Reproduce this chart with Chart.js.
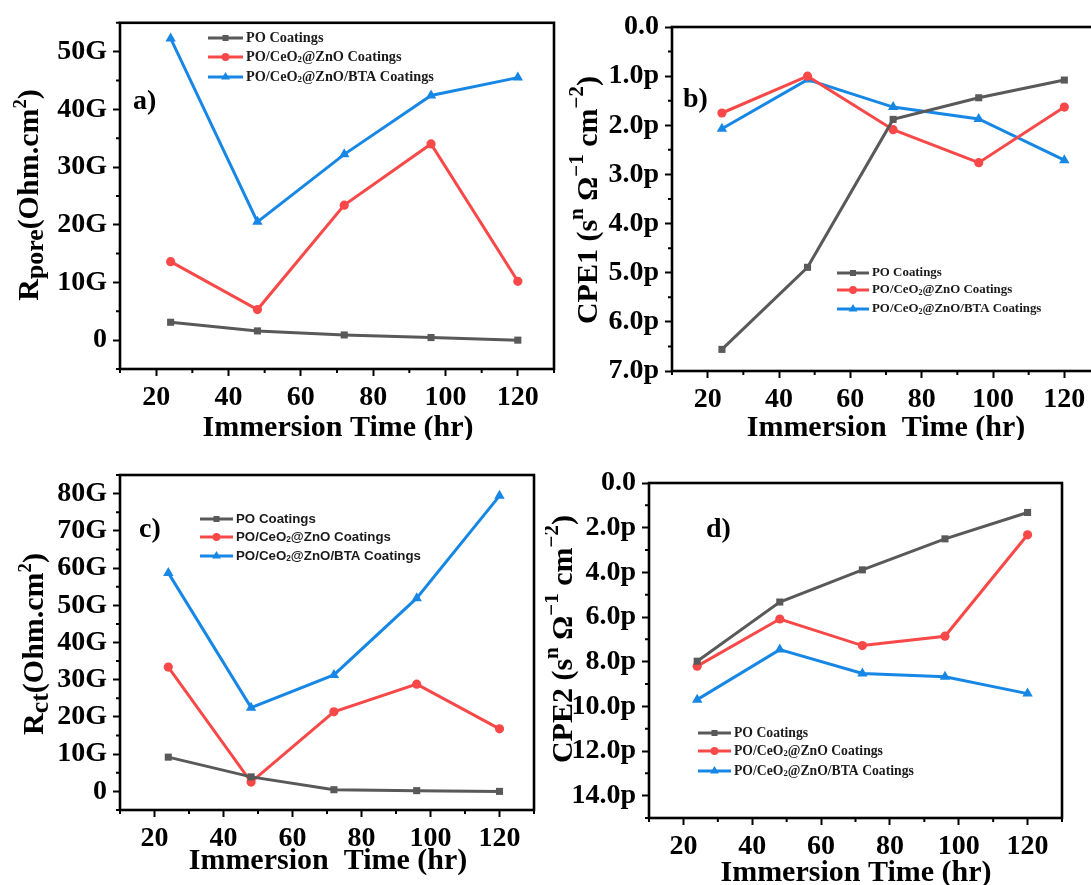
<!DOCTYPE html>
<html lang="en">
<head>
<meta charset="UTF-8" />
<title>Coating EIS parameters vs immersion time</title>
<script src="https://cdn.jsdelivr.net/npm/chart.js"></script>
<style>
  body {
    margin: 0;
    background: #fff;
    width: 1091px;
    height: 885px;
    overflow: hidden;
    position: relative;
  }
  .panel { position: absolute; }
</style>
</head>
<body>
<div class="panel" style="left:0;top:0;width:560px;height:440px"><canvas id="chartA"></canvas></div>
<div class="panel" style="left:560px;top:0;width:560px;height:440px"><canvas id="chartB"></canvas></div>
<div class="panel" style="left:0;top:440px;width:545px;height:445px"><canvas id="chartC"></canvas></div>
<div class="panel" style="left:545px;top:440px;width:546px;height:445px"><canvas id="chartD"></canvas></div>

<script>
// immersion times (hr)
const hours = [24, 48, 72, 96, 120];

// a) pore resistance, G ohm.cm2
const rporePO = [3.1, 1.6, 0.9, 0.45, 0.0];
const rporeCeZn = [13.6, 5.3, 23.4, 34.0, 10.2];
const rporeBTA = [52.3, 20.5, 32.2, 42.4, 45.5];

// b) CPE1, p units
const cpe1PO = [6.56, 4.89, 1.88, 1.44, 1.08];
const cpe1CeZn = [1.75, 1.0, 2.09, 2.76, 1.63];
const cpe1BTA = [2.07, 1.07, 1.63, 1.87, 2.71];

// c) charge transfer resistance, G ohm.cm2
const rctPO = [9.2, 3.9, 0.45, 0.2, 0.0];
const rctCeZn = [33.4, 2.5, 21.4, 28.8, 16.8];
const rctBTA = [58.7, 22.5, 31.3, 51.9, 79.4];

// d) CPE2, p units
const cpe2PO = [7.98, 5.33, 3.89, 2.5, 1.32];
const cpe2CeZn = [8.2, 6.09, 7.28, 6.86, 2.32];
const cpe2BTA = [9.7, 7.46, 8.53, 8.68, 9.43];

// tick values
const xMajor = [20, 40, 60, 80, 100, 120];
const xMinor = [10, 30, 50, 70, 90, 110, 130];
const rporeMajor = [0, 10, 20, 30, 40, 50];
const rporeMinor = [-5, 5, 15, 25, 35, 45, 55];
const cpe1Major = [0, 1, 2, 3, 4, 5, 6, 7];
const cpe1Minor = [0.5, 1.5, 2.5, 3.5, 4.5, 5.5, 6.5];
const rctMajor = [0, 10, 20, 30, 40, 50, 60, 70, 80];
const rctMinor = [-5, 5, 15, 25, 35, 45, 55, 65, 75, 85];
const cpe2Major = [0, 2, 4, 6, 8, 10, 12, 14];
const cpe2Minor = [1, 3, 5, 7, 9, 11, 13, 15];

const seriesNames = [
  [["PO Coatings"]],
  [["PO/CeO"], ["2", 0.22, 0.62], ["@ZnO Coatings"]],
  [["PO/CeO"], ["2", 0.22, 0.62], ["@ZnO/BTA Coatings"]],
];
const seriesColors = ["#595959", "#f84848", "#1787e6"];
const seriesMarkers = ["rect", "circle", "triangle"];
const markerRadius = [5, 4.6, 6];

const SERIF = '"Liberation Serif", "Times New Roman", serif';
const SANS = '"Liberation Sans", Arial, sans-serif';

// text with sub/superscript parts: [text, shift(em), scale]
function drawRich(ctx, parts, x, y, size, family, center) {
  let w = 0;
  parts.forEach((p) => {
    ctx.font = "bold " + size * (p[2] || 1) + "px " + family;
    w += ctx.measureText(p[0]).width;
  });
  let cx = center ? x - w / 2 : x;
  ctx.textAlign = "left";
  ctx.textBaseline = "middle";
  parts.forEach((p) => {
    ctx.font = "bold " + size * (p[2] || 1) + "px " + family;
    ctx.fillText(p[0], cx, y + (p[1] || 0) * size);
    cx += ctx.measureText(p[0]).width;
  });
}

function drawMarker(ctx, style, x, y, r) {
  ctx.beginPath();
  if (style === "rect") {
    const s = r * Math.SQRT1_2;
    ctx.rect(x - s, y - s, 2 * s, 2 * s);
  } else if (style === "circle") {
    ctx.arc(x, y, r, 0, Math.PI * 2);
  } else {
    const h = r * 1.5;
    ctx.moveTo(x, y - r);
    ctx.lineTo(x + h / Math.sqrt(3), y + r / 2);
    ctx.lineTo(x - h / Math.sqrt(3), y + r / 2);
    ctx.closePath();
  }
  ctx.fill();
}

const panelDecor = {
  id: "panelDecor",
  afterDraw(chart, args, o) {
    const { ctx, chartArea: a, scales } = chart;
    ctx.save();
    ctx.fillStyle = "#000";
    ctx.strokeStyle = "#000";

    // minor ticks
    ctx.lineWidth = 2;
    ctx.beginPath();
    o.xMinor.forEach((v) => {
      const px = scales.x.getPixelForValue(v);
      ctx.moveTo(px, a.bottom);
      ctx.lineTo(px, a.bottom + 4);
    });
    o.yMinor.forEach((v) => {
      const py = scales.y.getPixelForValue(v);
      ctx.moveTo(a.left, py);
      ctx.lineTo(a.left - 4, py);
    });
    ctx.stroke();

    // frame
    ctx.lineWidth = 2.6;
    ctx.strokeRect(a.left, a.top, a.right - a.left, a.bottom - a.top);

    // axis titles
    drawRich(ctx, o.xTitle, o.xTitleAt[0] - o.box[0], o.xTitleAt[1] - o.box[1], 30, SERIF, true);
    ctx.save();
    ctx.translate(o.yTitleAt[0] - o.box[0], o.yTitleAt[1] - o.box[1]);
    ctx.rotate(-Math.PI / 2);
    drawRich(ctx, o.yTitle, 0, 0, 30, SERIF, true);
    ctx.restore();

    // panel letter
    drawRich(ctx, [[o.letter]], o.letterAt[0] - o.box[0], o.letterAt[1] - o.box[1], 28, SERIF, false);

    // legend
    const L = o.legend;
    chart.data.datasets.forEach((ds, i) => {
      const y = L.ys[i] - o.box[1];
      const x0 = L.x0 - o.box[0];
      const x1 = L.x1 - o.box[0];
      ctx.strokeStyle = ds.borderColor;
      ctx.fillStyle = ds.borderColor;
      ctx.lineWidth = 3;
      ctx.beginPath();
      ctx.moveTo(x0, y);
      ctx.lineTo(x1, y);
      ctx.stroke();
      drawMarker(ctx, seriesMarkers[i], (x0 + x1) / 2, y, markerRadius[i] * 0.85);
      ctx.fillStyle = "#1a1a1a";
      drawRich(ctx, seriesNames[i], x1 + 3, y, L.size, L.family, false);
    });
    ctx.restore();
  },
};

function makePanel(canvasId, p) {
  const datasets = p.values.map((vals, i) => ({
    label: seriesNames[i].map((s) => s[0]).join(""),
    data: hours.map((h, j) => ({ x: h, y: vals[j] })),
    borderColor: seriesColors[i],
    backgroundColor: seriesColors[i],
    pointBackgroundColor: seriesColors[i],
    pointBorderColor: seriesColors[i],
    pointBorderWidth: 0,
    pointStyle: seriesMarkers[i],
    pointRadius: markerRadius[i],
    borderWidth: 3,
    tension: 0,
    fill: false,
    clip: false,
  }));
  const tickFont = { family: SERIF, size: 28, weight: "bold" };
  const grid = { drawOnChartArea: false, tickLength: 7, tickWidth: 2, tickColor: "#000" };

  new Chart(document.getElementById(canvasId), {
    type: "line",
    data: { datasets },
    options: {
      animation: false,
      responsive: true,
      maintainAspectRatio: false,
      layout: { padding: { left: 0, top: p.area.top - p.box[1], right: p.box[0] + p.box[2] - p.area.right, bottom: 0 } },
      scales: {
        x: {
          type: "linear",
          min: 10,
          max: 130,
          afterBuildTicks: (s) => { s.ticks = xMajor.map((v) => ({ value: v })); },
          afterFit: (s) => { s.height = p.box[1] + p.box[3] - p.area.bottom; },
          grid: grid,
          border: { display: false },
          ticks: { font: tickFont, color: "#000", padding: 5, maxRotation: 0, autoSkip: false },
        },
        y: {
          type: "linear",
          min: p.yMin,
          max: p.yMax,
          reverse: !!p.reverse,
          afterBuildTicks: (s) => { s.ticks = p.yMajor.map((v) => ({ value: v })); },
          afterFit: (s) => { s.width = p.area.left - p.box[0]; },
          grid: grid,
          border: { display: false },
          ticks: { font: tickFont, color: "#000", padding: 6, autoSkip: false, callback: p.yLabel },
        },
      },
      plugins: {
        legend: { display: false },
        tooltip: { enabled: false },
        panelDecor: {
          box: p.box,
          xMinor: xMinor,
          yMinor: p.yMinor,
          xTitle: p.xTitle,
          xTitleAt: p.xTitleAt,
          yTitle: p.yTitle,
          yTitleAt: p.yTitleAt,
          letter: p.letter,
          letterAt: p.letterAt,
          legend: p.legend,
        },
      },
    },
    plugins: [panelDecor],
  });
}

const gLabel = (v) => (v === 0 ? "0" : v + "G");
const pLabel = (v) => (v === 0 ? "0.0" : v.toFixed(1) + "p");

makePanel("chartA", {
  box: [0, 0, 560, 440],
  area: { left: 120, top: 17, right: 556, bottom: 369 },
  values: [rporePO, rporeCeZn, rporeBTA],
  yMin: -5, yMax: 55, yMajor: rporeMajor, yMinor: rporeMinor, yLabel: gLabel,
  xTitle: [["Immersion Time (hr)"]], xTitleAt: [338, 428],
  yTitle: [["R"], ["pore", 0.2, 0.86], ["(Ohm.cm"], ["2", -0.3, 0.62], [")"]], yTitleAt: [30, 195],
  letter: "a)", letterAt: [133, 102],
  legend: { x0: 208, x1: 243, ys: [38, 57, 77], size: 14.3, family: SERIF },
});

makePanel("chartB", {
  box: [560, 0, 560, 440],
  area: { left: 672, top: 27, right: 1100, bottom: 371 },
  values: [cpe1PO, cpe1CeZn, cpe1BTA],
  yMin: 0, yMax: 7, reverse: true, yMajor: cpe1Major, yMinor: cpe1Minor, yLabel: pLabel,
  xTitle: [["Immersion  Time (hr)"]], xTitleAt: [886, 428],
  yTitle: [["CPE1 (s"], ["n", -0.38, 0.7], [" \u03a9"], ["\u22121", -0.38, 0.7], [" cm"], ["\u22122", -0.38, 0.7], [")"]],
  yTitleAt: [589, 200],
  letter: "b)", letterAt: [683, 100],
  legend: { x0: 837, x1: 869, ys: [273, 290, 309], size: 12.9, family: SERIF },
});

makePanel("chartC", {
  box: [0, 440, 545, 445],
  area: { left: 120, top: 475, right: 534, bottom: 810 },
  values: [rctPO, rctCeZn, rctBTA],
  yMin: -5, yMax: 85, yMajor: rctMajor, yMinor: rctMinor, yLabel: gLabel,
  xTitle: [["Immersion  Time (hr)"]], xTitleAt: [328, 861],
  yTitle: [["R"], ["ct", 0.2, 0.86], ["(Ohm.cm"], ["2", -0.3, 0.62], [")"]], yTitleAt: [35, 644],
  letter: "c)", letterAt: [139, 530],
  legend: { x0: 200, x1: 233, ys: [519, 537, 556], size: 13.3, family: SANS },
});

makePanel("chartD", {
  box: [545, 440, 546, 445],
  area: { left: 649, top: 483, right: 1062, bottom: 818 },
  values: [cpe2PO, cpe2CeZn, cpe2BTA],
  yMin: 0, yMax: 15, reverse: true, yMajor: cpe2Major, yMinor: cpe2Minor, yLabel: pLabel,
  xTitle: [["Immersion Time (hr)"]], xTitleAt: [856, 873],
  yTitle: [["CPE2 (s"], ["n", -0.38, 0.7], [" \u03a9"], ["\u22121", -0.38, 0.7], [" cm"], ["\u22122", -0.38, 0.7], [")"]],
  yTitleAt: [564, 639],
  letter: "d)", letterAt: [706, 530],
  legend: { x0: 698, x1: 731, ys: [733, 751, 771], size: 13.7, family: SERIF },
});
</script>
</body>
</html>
_ _ _ _ _
Given problem
Which lines contain the word "with"? Return each of them.

Output
Reproduce this chart with Chart.js.
// text with sub/superscript parts: [text, shift(em), scale]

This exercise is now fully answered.